> THE PROBLEM:
Output exactly, and only, the lines from the line containing "Rebuild this chart" through the line containing "const allData = [s1, s2, s3, s4, s5, s6];", both included.

> GIVEN RECORDS:
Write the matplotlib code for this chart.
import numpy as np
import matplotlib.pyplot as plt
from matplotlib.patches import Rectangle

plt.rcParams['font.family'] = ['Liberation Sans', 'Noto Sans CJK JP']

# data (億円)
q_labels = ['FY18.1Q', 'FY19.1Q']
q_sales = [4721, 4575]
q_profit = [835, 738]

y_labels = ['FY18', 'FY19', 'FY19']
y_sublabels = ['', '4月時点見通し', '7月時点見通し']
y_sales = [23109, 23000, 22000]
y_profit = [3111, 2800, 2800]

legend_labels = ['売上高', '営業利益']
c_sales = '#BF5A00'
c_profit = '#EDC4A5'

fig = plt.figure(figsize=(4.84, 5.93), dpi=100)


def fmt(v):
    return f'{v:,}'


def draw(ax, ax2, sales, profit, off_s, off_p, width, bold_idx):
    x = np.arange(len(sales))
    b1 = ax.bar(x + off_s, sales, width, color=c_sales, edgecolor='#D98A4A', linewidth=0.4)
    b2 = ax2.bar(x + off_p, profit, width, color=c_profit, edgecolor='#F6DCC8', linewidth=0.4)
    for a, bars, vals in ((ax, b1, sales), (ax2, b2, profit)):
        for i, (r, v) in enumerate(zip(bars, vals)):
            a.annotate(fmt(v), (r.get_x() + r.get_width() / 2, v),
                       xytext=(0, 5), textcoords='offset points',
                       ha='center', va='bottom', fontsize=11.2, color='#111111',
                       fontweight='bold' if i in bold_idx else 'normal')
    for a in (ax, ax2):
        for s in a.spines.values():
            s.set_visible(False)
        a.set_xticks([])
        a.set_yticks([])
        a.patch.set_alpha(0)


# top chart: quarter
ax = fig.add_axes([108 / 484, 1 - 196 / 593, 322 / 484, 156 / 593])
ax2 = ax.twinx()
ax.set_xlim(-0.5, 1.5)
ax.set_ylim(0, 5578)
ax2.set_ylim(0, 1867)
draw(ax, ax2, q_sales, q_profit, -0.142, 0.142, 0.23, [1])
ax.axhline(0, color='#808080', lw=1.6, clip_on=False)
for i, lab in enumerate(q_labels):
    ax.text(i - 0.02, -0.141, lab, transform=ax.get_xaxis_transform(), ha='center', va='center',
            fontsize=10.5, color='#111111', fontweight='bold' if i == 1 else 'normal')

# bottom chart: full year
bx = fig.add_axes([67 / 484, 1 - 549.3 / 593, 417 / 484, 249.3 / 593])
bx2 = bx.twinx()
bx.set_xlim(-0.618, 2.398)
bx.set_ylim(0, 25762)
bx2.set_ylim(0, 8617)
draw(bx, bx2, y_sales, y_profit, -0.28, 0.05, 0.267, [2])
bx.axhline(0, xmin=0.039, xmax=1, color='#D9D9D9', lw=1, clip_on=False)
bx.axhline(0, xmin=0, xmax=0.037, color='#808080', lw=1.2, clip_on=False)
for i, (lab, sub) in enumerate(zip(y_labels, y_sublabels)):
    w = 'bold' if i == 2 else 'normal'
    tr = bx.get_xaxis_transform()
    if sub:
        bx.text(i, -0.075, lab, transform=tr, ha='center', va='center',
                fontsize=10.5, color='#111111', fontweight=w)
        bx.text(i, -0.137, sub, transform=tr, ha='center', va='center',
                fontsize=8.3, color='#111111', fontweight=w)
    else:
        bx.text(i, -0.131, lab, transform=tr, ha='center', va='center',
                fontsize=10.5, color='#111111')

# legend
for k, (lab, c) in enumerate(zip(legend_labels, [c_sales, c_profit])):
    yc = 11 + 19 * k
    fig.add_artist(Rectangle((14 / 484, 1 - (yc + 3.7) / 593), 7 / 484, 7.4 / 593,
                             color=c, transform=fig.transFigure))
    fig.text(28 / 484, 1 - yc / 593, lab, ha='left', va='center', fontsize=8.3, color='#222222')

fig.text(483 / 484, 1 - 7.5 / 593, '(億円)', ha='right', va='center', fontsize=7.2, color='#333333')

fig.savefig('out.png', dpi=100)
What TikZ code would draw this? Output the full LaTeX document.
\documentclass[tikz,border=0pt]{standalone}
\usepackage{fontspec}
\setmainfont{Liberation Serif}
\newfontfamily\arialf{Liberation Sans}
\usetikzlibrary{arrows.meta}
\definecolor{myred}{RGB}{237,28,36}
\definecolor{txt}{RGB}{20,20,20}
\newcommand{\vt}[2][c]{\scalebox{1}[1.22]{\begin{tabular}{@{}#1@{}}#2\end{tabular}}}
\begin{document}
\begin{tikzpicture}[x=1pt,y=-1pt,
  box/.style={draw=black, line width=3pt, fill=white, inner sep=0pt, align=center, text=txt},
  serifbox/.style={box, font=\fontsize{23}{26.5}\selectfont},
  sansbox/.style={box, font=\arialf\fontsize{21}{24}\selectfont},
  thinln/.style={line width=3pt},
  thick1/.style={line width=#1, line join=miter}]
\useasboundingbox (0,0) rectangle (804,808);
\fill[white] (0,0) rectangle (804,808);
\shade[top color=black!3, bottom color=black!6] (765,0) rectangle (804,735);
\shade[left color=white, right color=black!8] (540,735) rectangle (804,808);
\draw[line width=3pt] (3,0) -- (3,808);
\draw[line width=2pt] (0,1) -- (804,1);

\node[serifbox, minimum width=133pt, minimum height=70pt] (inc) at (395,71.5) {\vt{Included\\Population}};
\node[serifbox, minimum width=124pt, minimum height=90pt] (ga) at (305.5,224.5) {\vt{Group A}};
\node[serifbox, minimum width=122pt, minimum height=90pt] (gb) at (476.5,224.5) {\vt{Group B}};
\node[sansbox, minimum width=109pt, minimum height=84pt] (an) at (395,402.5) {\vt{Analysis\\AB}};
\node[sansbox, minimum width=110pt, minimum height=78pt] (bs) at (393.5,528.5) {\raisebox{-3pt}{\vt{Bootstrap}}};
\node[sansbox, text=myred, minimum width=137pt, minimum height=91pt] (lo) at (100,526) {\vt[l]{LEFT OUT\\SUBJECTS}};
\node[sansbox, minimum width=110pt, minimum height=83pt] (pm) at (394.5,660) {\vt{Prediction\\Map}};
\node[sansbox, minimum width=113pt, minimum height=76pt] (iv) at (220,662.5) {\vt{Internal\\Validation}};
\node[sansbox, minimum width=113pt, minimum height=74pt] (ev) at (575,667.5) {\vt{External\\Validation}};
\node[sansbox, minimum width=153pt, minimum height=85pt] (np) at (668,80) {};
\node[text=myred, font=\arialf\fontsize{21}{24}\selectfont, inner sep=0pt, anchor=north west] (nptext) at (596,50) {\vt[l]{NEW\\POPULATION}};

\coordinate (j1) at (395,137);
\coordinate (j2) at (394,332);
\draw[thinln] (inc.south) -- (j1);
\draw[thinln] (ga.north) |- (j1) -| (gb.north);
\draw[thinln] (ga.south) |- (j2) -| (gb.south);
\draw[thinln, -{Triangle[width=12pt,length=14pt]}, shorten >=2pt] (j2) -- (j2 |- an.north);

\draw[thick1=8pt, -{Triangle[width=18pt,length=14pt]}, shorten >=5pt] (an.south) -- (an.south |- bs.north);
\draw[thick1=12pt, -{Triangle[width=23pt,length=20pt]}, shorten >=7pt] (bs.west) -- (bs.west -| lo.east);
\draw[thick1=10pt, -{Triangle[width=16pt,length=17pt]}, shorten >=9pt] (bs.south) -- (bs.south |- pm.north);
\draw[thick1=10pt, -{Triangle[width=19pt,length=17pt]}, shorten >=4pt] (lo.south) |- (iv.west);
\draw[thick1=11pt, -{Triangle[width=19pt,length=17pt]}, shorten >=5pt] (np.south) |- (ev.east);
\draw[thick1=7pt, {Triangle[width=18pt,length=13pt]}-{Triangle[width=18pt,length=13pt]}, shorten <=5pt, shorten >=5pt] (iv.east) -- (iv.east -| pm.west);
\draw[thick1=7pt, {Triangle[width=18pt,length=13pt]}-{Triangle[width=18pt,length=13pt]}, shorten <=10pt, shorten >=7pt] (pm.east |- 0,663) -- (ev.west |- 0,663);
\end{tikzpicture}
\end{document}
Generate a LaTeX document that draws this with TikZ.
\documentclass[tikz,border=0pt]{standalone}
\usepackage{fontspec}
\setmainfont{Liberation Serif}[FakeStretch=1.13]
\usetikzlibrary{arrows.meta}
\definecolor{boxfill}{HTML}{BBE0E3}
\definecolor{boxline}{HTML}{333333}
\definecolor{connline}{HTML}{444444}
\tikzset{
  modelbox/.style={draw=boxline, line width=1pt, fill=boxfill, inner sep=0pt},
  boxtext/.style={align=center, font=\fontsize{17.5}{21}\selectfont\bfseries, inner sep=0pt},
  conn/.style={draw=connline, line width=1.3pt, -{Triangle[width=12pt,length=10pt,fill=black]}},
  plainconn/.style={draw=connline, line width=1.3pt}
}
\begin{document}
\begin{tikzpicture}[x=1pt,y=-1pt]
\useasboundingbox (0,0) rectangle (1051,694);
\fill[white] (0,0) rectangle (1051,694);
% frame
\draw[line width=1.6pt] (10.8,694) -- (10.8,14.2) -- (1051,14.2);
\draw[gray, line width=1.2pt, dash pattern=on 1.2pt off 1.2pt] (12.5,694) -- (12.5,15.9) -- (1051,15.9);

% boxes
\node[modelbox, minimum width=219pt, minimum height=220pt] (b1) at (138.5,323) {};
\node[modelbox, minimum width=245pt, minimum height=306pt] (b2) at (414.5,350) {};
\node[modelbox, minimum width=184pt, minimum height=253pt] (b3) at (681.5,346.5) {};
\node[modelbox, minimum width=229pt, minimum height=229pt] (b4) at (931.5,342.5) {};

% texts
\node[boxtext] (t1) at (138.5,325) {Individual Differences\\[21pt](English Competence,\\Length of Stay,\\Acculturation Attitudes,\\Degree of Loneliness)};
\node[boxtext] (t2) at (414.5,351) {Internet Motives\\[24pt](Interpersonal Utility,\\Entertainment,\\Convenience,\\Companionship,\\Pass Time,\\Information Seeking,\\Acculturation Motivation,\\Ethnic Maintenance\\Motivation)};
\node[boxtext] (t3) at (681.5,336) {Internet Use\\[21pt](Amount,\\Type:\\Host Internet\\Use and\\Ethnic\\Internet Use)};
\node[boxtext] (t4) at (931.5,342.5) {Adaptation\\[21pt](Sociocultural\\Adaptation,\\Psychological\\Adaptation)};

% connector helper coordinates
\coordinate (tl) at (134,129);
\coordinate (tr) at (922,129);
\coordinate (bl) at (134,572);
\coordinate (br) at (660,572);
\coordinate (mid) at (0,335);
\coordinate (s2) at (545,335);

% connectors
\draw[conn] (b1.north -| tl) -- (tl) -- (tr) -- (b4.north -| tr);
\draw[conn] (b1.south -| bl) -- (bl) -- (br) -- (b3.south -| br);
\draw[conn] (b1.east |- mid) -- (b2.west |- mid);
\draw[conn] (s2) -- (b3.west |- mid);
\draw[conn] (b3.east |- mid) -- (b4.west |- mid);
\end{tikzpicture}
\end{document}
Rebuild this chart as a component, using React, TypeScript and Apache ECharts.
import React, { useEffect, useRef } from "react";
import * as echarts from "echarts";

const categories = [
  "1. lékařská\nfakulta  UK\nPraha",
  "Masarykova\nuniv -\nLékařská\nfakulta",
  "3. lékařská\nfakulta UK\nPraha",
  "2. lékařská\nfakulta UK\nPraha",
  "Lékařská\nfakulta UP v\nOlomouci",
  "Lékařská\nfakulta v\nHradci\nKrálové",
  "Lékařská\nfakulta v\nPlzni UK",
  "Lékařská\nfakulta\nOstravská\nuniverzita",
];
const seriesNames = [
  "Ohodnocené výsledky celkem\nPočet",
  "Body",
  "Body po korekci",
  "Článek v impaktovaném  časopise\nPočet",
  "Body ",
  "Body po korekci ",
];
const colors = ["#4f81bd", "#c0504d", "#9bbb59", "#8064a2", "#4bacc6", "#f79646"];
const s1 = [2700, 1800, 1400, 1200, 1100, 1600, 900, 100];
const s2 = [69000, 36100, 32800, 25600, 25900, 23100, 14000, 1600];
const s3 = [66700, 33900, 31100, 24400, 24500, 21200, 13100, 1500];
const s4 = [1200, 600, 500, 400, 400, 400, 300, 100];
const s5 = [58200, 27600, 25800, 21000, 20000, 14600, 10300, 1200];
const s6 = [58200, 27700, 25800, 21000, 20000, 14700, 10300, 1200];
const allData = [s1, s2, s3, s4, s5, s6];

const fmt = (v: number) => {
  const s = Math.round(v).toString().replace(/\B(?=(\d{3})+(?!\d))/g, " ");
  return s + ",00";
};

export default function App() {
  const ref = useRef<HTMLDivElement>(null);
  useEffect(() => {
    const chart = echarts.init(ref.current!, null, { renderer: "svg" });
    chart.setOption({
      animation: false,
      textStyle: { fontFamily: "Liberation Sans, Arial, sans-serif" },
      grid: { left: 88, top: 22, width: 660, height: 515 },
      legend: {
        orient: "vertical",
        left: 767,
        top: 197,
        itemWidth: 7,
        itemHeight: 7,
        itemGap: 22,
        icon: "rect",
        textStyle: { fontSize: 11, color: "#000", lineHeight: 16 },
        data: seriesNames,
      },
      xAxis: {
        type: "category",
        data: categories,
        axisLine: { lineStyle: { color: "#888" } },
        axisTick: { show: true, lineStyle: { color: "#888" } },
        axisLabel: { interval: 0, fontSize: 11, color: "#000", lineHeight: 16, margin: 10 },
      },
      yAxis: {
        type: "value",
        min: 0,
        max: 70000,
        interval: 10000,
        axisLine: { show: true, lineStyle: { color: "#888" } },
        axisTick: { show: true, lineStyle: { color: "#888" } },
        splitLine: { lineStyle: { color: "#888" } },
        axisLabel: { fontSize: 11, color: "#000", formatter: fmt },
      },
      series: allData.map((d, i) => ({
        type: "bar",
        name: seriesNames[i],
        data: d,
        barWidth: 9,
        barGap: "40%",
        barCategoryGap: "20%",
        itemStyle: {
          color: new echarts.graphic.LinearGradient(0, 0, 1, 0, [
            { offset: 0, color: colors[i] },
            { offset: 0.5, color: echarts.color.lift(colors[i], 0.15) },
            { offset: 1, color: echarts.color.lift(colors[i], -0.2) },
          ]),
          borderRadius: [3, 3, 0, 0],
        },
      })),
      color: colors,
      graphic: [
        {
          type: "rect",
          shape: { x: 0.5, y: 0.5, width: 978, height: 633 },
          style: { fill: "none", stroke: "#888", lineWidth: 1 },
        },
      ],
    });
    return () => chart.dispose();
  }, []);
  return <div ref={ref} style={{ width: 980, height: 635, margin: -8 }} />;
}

> EXERCISE OUTPUT:
Rebuild this chart as a component, using React, TypeScript and Apache ECharts.
import React, { useEffect, useRef } from "react";
import * as echarts from "echarts";

const categories = [
  "1. lékařská\nfakulta  UK\nPraha",
  "Masarykova\nuniv -\nLékařská\nfakulta",
  "3. lékařská\nfakulta UK\nPraha",
  "2. lékařská\nfakulta UK\nPraha",
  "Lékařská\nfakulta UP v\nOlomouci",
  "Lékařská\nfakulta v\nHradci\nKrálové",
  "Lékařská\nfakulta v\nPlzni UK",
  "Lékařská\nfakulta\nOstravská\nuniverzita",
];
const seriesNames = [
  "Ohodnocené výsledky celkem\nPočet",
  "Body",
  "Body po korekci",
  "Článek v impaktovaném  časopise\nPočet",
  "Body ",
  "Body po korekci ",
];
const colors = ["#4f81bd", "#c0504d", "#9bbb59", "#8064a2", "#4bacc6", "#f79646"];
const s1 = [2700, 1800, 1400, 1200, 1100, 1600, 900, 100];
const s2 = [69000, 36100, 32800, 25600, 25900, 23100, 14000, 1600];
const s3 = [66700, 33900, 31100, 24400, 24500, 21200, 13100, 1500];
const s4 = [1200, 600, 500, 400, 400, 400, 300, 100];
const s5 = [58200, 27600, 25800, 21000, 20000, 14600, 10300, 1200];
const s6 = [58200, 27700, 25800, 21000, 20000, 14700, 10300, 1200];
const allData = [s1, s2, s3, s4, s5, s6];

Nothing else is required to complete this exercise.